Eliot laughed. “Exactly why is that a problem?” he asked.
“It’s a problem because I am also right,” I told him, “and your way of being right is keeping you from seeing that I’m right, too.”
That caught Eliot’s attention, and he stopped to listen to me more closely. It gave us an opening to have a much more satisfying discussion, not just this time, but in many future conversations. I could always say to Eliot, “Eliot, the problem is you’re right!” and he knew exactly what I meant—that I was not arguing against him—it’s not that he was wrong—but that I had something to say that would require making some space for another way of understanding.
I’ve been thinking about this a lot recently with another teacher who has a tendency to be right, and to be very clear about it. I agree! He’s right! It’s just that, predictably, his being right gets in the way of seeing anything except what he is right about. Neighboring insights, nuances of expanded truth, are drowned out by the clear light of certain-but-incomplete knowledge and understanding.
Being right means that we have a strong sense of the truth—but it does necessarily not mean that we have the whole truth.
I believe that there is a word for the perils of being right—a word for what happens when being right gets in the way of being able to recognize when there is more to truth than what we understand. That word is arrogance.
I’ve noticed that it is possible to be very, very humble in some ways, and yet still prone to this kind of arrogance. We may be humble before the will of God, or humble before people whom we consider more knowledgeable and skilled than we are, or humble about our hopes, dreams and aspirations. We may feel that we are not very important; we may feel that we are only here to give and to serve. But can we listen beyond what we already know?
Now that I have become sensitized to this issue, I am noticing it everywhere. So many of us who do not consider ourselves arrogant are, in fact, unaware of the potentially infinite nature of being right. We recognize clearly when we are right, as though it were an exclusive state, instead of a small raft in a larger ocean.
Given the natural diversity of perception, given how richly different backgrounds and experience can inform perspective, it is small wonder that there is more than one way to be right about so many things!

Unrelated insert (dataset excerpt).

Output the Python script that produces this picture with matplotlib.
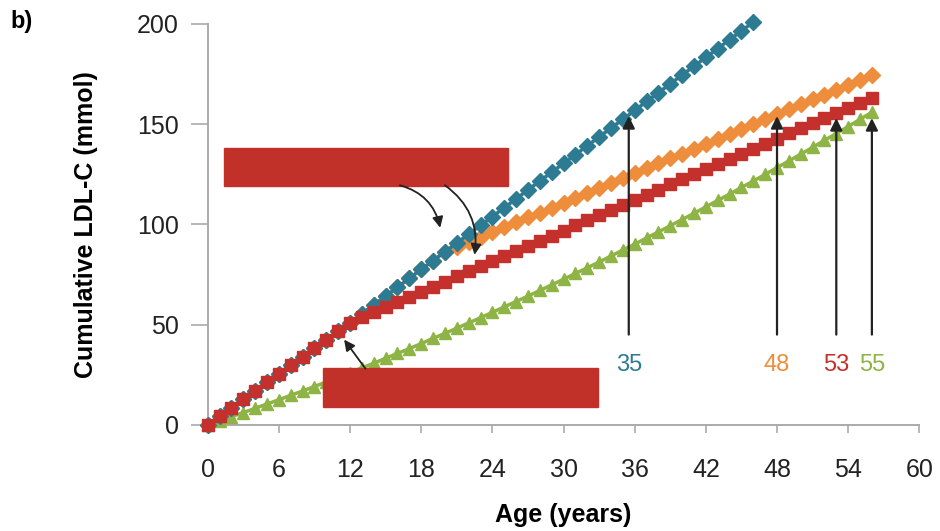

In the Sufi path that I follow, it is said that even among prophets, let alone ordinary people, different secrets are given to different hearts. Even someone who has been given tremendous knowledge and insight must listen in order to know the truths and realities that have been made plain to other hearts.
Many of us are incredibly insightful, incredibly tapped in, and incredibly perceptive. How do we guard against the early stages of arrogance creeping into our certainty? When we are, in fact, utterly clear about what we are seeing and understanding, will we remember that others may also have clear knowledge that does not threaten, but actually expands our own?
I propose that we start being very, very friendly about this—I propose that we start letting each other know, with a loving smile, that “The problem is you’re right!” I am already smiling, hand on my heart, as I imagine others saying this to me.